Nestled within the sprawling Qutb Minar complex in New Delhi, India, this magnificent pillar has captivated historians and metallurgists for centuries. Its journey began not in Delhi, but in Udayagiri, Madhya Pradesh, where it was originally erected sometime between 375 and 415 CE during the golden age of the Gupta Empire. A Sanskrit inscription etched into its surface unequivocally attributes its creation to King Chandragupta II, a powerful ruler of the Gupta dynasty, celebrating his victories. It was later moved to its current location around 1050 CE by the Tomar king Anangpal, a monumental task in itself given its immense size. For generations, local legends spoke of its magical properties, but it wasn't until the advent of modern scientific inquiry that the true enigma of the Iron Pillar of Delhi began to unfold.

The sheer scale of this artifact is breathtaking. Standing at an impressive 7.21 meters (23 feet 8 inches) tall and weighing a staggering 6.5 tonnes (14,330 pounds), its construction alone posed immense challenges for its time. What truly sets it apart, however, is its extraordinary composition. Scientific analysis reveals it to be composed of 99.72% pure iron, with a significant 0.15% phosphorus content and only trace amounts of carbon. This wasn't a product of casting; rather, it was painstakingly forged through the laborious process of hammer welding individual "blooms" of iron, a technique requiring immense skill and coordination. But the real secret to its longevity lies not just in its purity, but in a thin, microscopic layer that coats its surface: misawite (δ-FeOOH), a stable, non-crystalline iron oxyhydroxide that acts as a self-healing, protective barrier against corrosion.

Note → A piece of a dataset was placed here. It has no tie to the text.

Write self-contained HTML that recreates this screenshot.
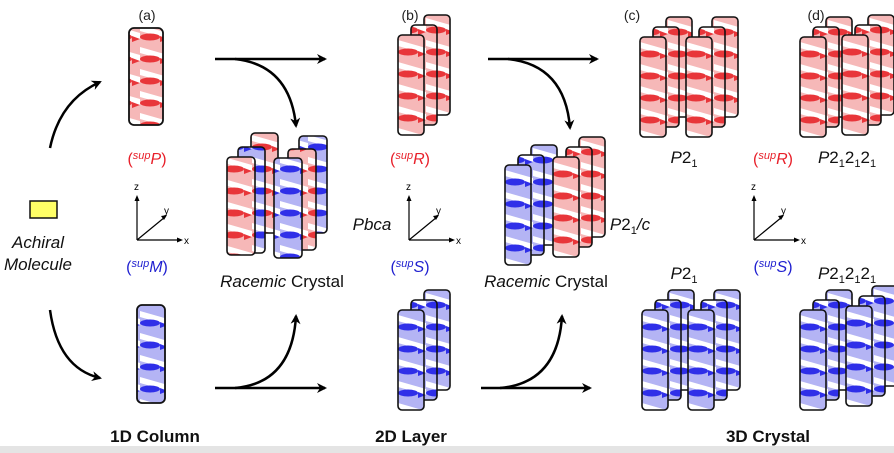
<!DOCTYPE html>
<html><head><meta charset="utf-8"><style>
html,body{margin:0;padding:0;background:#fff;}
svg{display:block;}
text{font-family:"Liberation Sans",Arial,sans-serif;}
</style></head><body>
<svg width="894" height="453" viewBox="0 0 894 453" xmlns="http://www.w3.org/2000/svg">
<defs>
<pattern id="pR" width="28" height="22" patternUnits="userSpaceOnUse">
<rect width="28" height="22" fill="#f6b8b8"/>
<polygon points="0,3 28,11 28,17 0,9" fill="#fff"/>
<ellipse cx="10" cy="15" rx="10" ry="3.5" fill="#e8363a"/>
<polygon points="20,14 28,17 20,20" fill="#e8363a"/>
</pattern>
<pattern id="pB" width="28" height="22" patternUnits="userSpaceOnUse">
<rect width="28" height="22" fill="#b4b4f4"/>
<polygon points="0,3 28,11 28,17 0,9" fill="#fff"/>
<ellipse cx="10" cy="15" rx="10" ry="3.5" fill="#2f2fe8"/>
<polygon points="20,14 28,17 20,20" fill="#2f2fe8"/>
</pattern>
<marker id="ah" markerWidth="10" markerHeight="10" refX="8" refY="5" orient="auto" markerUnits="userSpaceOnUse" viewBox="0 0 10 10">
<path d="M0,0 L10,5 L0,10 L3,5 z" fill="#000"/>
</marker>
<g id="layR">
<rect x="26" y="0" width="26" height="100" rx="4" fill="url(#pR)" stroke="#111" stroke-width="1.6"/>
<rect x="13" y="10" width="26" height="100" rx="4" fill="url(#pR)" stroke="#111" stroke-width="1.6"/>
<rect x="0" y="20" width="26" height="100" rx="4" fill="url(#pR)" stroke="#111" stroke-width="1.6"/>
</g>
<g id="layB">
<rect x="26" y="0" width="26" height="100" rx="4" fill="url(#pB)" stroke="#111" stroke-width="1.6"/>
<rect x="13" y="10" width="26" height="100" rx="4" fill="url(#pB)" stroke="#111" stroke-width="1.6"/>
<rect x="0" y="20" width="26" height="100" rx="4" fill="url(#pB)" stroke="#111" stroke-width="1.6"/>
</g>
</defs>

<rect x="0" y="446" width="894" height="7" fill="#e4e4e4"/>

<!-- singles -->
<rect x="129" y="28" width="34" height="97" rx="5" fill="url(#pR)" stroke="#111" stroke-width="1.8"/>
<rect x="137" y="305" width="28" height="98" rx="5" fill="url(#pB)" stroke="#111" stroke-width="1.8"/>

<!-- racemic 1 -->
<rect x="251" y="133" width="27" height="100" rx="4" fill="url(#pR)" stroke="#111" stroke-width="1.6"/>
<rect x="299" y="136" width="28" height="97" rx="4" fill="url(#pB)" stroke="#111" stroke-width="1.6"/>
<rect x="238" y="147" width="27" height="106" rx="4" fill="url(#pB)" stroke="#111" stroke-width="1.6"/>
<rect x="288" y="149" width="28" height="101" rx="4" fill="url(#pR)" stroke="#111" stroke-width="1.6"/>
<rect x="227" y="157" width="28" height="98" rx="4" fill="url(#pR)" stroke="#111" stroke-width="1.6"/>
<rect x="274" y="158" width="28" height="100" rx="4" fill="url(#pB)" stroke="#111" stroke-width="1.6"/>

<!-- layers -->
<use href="#layR" x="398" y="15"/>
<use href="#layB" x="398" y="290"/>
<use href="#layB" x="505" y="145"/>
<use href="#layR" x="553" y="137"/>
<use href="#layR" x="640" y="17"/>
<use href="#layR" x="686" y="17"/>
<use href="#layR" x="800" y="17"/>
<use href="#layR" x="842" y="15"/>
<use href="#layB" x="642" y="290"/>
<use href="#layB" x="688" y="290"/>
<use href="#layB" x="800" y="290"/>
<use href="#layB" x="846" y="286"/>

<!-- yellow molecule -->
<rect x="30" y="201" width="27" height="17" fill="#ffff66" stroke="#111" stroke-width="1.5"/>

<!-- arrows -->
<g fill="none" stroke="#000" stroke-width="2.5">
<path d="M50,148 Q60,100 100,82" marker-end="url(#ah)"/>
<path d="M50,310 Q58,368 100,378" marker-end="url(#ah)"/>
<path d="M215,59 L325,59" marker-end="url(#ah)"/>
<path d="M235,59 Q290,65 296,126" marker-end="url(#ah)"/>
<path d="M215,388 L325,388" marker-end="url(#ah)"/>
<path d="M235,388 Q292,383 296,316" marker-end="url(#ah)"/>
<path d="M488,59 L597,59" marker-end="url(#ah)"/>
<path d="M508,59 Q565,65 570,128" marker-end="url(#ah)"/>
<path d="M481,388 L590,388" marker-end="url(#ah)"/>
<path d="M500,388 Q558,383 562,316" marker-end="url(#ah)"/>
</g>

<!-- axes -->
<g stroke="#000" stroke-width="1.2" fill="none">
<path d="M137,240 L137,198 M137,240 L180,240 M137,240 L165,217"/>
<path d="M409,240 L409,198 M409,240 L452,240 M409,240 L437,217"/>
<path d="M754,240 L754,198 M754,240 L797,240 M754,240 L782,217"/>
</g>
<g fill="#000">
<path d="M137,195 l-2.5,6 h5z M183,240 l-6,-2.5 v5z M167,215 l-6,1 l3,4z"/>
<path d="M409,195 l-2.5,6 h5z M455,240 l-6,-2.5 v5z M439,215 l-6,1 l3,4z"/>
<path d="M754,195 l-2.5,6 h5z M800,240 l-6,-2.5 v5z M784,215 l-6,1 l3,4z"/>
</g>
<g font-size="10" fill="#000">
<text x="134" y="190">z</text><text x="164" y="214">y</text><text x="184" y="244">x</text>
<text x="406" y="190">z</text><text x="436" y="214">y</text><text x="456" y="244">x</text>
<text x="751" y="190">z</text><text x="781" y="214">y</text><text x="801" y="244">x</text>
</g>

<!-- labels -->
<g font-size="14" fill="#222" text-anchor="middle">
<text x="147" y="20">(a)</text>
<text x="410" y="20">(b)</text>
<text x="632" y="20">(c)</text>
<text x="816" y="20">(d)</text>
</g>
<g font-size="16" text-anchor="middle">
<text x="147" y="164" fill="#e8202a">(<tspan font-size="11" dy="-5" font-style="italic">sup</tspan><tspan dy="5" font-style="italic">P</tspan>)</text>
<text x="147" y="272" fill="#2020d0">(<tspan font-size="11" dy="-5" font-style="italic">sup</tspan><tspan dy="5" font-style="italic">M</tspan>)</text>
<text x="410" y="164" fill="#e8202a">(<tspan font-size="11" dy="-5" font-style="italic">sup</tspan><tspan dy="5" font-style="italic">R</tspan>)</text>
<text x="410" y="272" fill="#2020d0">(<tspan font-size="11" dy="-5" font-style="italic">sup</tspan><tspan dy="5" font-style="italic">S</tspan>)</text>
<text x="773" y="164" fill="#e8202a">(<tspan font-size="11" dy="-5" font-style="italic">sup</tspan><tspan dy="5" font-style="italic">R</tspan>)</text>
<text x="773" y="272" fill="#2020d0">(<tspan font-size="11" dy="-5" font-style="italic">sup</tspan><tspan dy="5" font-style="italic">S</tspan>)</text>
</g>
<g font-size="17" fill="#111" text-anchor="middle">
<text x="38" y="248" font-style="italic">Achiral</text>
<text x="38" y="270" font-style="italic">Molecule</text>
<text x="282" y="287"><tspan font-style="italic">Racemic</tspan> Crystal</text>
<text x="546" y="287"><tspan font-style="italic">Racemic</tspan> Crystal</text>
<text x="372" y="230" font-style="italic">Pbca</text>
<text x="630" y="230"><tspan font-style="italic">P</tspan>2<tspan font-size="11" dy="4">1</tspan><tspan dy="-4" font-style="italic">/c</tspan></text>
<text x="684" y="163"><tspan font-style="italic">P</tspan>2<tspan font-size="11" dy="4">1</tspan></text>
<text x="684" y="279"><tspan font-style="italic">P</tspan>2<tspan font-size="11" dy="4">1</tspan></text>
<text x="847" y="163"><tspan font-style="italic">P</tspan>2<tspan font-size="11" dy="4">1</tspan><tspan dy="-4">2</tspan><tspan font-size="11" dy="4">1</tspan><tspan dy="-4">2</tspan><tspan font-size="11" dy="4">1</tspan></text>
<text x="847" y="279"><tspan font-style="italic">P</tspan>2<tspan font-size="11" dy="4">1</tspan><tspan dy="-4">2</tspan><tspan font-size="11" dy="4">1</tspan><tspan dy="-4">2</tspan><tspan font-size="11" dy="4">1</tspan></text>
</g>
<g font-size="17" font-weight="bold" fill="#111" text-anchor="middle">
<text x="155" y="442">1D Column</text>
<text x="411" y="442">2D Layer</text>
<text x="768" y="442">3D Crystal</text>
</g>
</svg>
</body></html>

This unique surface coating is directly linked to the pillar's high phosphorus content. When exposed to the atmosphere, the phosphorus in the iron reacts to form this passive, rust-resistant layer, effectively sealing the metal from further degradation. This mechanism is a key area of study for understanding the Iron Pillar of Delhi's remarkable preservation. Mainstream archaeological theories suggest that the specific iron ore available to Gupta-era metallurgists in the Udayagiri region naturally contained a high concentration of phosphorus, making the corrosion resistance a fortunate, albeit unintentional, byproduct of their material choice. This perspective attributes the pillar's longevity more to geological luck than deliberate engineering.

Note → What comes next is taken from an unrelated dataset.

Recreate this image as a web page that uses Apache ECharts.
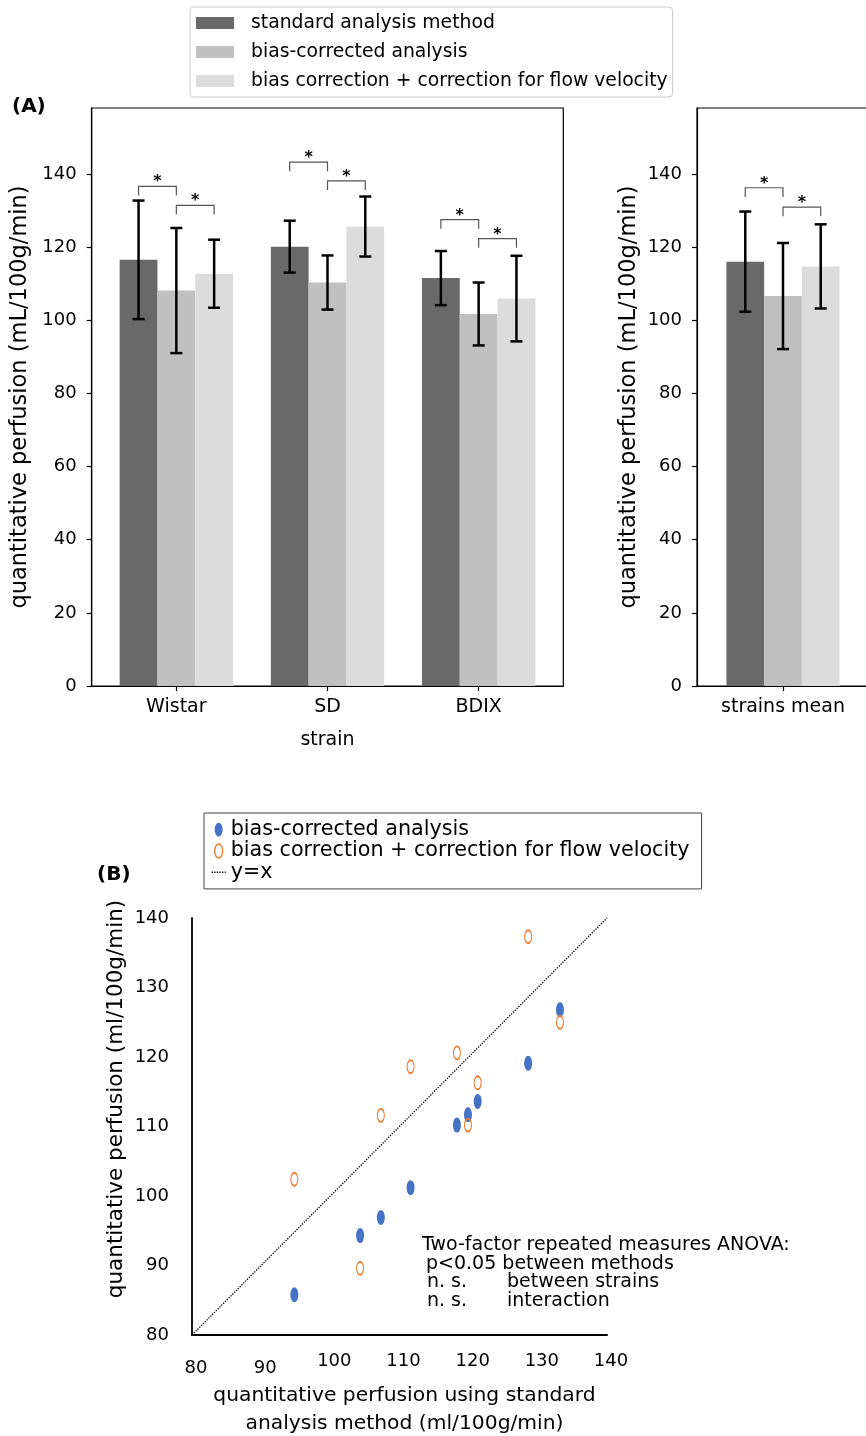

However, a compelling alternative theory posits that the Gupta metallurgists were not merely lucky, but possessed an advanced understanding of material science, deliberately engineering this corrosion-resistant alloy. Proponents of this view argue that the consistent high phosphorus content across such a massive structure, along with the sophisticated hammer-welding techniques, points to intentional design rather than mere serendipity. Could they have understood the protective properties of phosphorus, or perhaps stumbled upon the perfect combination of ore and smelting techniques through generations of empirical knowledge? Skeptics, on the other hand, maintain that while the Gupta artisans were undoubtedly skilled, the corrosion resistance is simply a fortunate accident of the ore's composition, not a testament to a deliberate, scientific understanding of metallurgy on par with modern chemistry. The debate continues, fueling the allure of this ancient technology.

Modern research continues to probe the secrets of the Iron Pillar of Delhi, employing advanced analytical techniques to unravel its metallurgical mysteries. Its existence challenges our conventional understanding of ancient technological capabilities, suggesting that certain forms of "lost knowledge" may have existed in antiquity, particularly in non-Western civilizations. The pillar serves as a powerful reminder that innovation and scientific understanding were not exclusive to any single culture or time period, and that the ingenuity of ancient peoples often surpassed what we might initially presume. It stands as a monument to human perseverance and intellectual curiosity, an enduring archaeological mystery that continues to inspire awe and scientific inquiry.

As we gaze upon the Iron Pillar of Delhi, we are left to ponder: what other astonishing feats of ancient technology lie hidden, waiting to be rediscovered, challenging our perceptions of history and the true scope of human potential?